* **Exercise task**
Reproduce nothing but the lines from the start of the material through the line that includes "import * as echarts from 'echarts';", both ends included, and omit every picture.

>> BEGIN Recorded information

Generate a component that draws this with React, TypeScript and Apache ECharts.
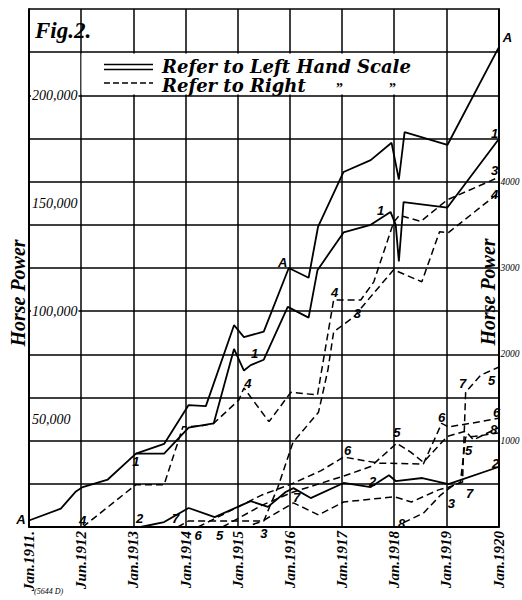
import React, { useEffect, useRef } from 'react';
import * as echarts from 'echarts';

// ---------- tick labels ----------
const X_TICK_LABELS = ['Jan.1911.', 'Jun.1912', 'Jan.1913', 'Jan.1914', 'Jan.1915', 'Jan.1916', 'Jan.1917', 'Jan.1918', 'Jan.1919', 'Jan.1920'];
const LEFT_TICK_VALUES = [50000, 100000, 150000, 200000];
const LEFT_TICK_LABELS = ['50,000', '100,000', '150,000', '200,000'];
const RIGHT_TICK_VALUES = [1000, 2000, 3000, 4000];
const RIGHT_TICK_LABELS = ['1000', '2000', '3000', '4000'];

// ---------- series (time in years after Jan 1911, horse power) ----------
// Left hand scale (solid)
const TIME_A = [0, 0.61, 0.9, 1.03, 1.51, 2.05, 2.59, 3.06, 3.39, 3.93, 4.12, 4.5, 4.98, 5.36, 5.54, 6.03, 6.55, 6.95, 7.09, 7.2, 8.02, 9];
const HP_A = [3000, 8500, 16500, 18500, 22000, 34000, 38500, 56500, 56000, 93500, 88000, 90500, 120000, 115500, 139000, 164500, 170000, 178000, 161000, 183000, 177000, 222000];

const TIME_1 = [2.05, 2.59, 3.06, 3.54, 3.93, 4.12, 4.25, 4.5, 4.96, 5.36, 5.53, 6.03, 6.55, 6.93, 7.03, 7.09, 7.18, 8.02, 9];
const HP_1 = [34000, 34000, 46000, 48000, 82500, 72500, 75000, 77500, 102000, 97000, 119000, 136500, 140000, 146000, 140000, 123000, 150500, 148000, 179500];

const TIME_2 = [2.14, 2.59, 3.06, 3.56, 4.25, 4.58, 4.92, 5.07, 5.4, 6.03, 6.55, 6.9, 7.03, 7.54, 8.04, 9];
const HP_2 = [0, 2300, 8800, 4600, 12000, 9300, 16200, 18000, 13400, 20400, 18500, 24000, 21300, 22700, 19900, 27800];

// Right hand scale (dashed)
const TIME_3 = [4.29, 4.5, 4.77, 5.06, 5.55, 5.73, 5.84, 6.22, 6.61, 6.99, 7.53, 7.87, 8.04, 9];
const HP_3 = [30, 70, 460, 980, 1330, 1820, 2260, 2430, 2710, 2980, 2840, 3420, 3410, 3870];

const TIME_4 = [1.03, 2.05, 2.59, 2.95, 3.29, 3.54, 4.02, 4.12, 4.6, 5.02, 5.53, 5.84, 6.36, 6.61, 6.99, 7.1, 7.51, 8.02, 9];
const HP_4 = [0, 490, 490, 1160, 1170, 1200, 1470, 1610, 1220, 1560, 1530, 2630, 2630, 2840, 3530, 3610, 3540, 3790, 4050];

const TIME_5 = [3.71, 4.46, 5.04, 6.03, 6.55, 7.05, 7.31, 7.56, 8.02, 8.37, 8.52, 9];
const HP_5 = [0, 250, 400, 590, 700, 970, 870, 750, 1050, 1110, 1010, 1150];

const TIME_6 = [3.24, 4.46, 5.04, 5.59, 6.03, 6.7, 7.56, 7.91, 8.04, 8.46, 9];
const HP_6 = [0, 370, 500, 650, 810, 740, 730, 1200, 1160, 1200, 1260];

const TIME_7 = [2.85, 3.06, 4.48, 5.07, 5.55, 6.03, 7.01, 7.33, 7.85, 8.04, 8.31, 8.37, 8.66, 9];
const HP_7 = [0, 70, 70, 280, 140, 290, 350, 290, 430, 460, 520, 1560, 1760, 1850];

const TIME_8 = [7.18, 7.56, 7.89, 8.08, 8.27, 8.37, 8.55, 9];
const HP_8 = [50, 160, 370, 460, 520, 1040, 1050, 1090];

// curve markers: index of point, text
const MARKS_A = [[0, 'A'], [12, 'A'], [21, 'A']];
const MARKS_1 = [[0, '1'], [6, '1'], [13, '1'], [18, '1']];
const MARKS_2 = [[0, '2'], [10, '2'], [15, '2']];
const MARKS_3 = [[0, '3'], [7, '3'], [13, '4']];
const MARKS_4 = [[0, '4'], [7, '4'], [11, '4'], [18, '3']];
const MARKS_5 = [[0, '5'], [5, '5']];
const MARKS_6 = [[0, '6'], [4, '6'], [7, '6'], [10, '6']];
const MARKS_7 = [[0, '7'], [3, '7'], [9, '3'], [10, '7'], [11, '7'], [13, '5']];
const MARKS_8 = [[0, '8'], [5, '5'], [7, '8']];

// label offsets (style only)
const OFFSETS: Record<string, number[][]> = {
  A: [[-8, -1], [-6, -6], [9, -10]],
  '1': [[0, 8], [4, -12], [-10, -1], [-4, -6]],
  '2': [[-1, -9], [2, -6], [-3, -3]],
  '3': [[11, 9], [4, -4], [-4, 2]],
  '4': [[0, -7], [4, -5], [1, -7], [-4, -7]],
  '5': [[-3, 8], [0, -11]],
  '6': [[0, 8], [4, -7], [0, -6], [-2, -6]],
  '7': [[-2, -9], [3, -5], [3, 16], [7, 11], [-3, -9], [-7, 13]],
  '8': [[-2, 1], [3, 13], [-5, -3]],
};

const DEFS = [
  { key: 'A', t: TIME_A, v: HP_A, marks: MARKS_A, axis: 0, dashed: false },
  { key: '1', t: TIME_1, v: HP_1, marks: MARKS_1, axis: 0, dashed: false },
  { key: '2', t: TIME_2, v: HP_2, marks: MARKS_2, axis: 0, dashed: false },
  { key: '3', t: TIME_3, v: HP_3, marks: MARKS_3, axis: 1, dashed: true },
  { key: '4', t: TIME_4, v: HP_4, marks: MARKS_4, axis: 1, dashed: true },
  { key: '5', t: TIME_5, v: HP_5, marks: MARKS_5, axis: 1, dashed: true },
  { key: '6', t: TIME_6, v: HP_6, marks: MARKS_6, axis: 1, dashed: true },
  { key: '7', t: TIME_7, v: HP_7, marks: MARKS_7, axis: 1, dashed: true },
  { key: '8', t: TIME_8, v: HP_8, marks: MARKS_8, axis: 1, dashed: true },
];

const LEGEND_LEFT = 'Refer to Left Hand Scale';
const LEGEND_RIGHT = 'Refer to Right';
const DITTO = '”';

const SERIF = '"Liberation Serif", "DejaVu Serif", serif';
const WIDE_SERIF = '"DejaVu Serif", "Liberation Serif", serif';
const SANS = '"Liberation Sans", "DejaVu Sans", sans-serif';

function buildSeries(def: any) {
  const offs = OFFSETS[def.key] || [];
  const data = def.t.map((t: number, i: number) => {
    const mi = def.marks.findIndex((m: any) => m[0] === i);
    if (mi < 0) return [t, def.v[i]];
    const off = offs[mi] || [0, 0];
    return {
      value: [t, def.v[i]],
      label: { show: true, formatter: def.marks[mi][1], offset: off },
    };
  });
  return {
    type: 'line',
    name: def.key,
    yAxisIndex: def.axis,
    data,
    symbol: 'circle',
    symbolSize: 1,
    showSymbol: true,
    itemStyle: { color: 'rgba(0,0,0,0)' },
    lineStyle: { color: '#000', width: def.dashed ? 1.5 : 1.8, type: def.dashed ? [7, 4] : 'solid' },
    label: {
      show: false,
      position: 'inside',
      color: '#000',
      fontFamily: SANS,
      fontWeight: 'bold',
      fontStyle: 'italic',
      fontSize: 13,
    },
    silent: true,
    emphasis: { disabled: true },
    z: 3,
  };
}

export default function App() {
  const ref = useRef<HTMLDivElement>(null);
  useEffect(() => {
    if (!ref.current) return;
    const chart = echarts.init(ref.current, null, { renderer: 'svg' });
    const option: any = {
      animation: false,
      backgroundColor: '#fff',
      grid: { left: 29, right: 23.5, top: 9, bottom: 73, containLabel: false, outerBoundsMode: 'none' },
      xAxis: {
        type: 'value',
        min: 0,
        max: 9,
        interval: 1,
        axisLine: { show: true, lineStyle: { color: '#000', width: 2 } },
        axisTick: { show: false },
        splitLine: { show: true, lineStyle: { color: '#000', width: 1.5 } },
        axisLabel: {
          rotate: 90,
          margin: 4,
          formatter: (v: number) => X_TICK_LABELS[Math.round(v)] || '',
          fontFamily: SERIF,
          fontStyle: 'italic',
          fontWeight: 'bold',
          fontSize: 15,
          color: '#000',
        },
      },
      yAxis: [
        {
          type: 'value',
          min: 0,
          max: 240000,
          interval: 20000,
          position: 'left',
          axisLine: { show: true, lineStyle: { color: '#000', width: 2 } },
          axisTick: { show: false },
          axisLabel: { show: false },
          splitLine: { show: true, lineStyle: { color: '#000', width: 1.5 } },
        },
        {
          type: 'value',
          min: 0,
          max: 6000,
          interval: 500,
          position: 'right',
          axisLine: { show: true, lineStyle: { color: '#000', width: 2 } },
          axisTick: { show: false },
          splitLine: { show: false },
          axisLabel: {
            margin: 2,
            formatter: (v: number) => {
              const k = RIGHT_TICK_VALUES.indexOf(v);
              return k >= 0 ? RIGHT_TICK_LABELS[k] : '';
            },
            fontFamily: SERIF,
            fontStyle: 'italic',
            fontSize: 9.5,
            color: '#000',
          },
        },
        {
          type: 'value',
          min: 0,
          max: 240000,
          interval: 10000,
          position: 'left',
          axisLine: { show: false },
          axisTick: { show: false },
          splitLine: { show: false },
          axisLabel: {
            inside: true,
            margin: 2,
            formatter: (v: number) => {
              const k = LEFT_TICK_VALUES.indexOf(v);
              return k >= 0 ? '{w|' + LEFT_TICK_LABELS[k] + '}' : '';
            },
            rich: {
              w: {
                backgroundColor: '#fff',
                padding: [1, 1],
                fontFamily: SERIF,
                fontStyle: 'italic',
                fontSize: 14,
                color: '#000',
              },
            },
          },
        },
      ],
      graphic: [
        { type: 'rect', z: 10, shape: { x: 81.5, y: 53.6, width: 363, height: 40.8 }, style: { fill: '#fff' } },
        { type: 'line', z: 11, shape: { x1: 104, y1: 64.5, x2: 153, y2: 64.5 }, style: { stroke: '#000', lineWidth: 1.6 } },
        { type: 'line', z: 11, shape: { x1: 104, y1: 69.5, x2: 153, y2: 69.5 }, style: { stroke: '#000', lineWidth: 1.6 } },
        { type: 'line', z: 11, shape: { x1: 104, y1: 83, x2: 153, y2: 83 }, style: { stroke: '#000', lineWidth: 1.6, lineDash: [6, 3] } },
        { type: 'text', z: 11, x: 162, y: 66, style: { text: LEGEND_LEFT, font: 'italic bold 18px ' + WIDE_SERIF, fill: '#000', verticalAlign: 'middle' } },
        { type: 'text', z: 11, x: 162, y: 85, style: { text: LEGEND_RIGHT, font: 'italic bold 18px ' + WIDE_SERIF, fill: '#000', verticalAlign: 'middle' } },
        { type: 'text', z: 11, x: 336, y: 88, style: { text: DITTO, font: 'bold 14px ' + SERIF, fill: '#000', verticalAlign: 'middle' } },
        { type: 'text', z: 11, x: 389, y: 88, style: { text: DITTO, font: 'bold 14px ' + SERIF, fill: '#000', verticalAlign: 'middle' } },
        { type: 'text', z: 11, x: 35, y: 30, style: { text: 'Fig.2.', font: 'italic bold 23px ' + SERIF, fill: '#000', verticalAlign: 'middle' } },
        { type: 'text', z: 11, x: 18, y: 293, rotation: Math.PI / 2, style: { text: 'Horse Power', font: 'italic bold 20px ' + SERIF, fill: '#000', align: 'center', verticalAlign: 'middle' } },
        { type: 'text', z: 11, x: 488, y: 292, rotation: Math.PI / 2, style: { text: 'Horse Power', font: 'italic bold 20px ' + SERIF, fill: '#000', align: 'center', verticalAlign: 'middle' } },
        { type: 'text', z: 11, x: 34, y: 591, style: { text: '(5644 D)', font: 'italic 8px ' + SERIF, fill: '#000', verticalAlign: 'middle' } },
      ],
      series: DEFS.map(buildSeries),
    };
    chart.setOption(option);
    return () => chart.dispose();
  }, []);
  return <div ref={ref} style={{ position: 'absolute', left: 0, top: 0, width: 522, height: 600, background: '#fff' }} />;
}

>> END Recorded information

* **Result**
Generate a component that draws this with React, TypeScript and Apache ECharts.
import React, { useEffect, useRef } from 'react';
import * as echarts from 'echarts';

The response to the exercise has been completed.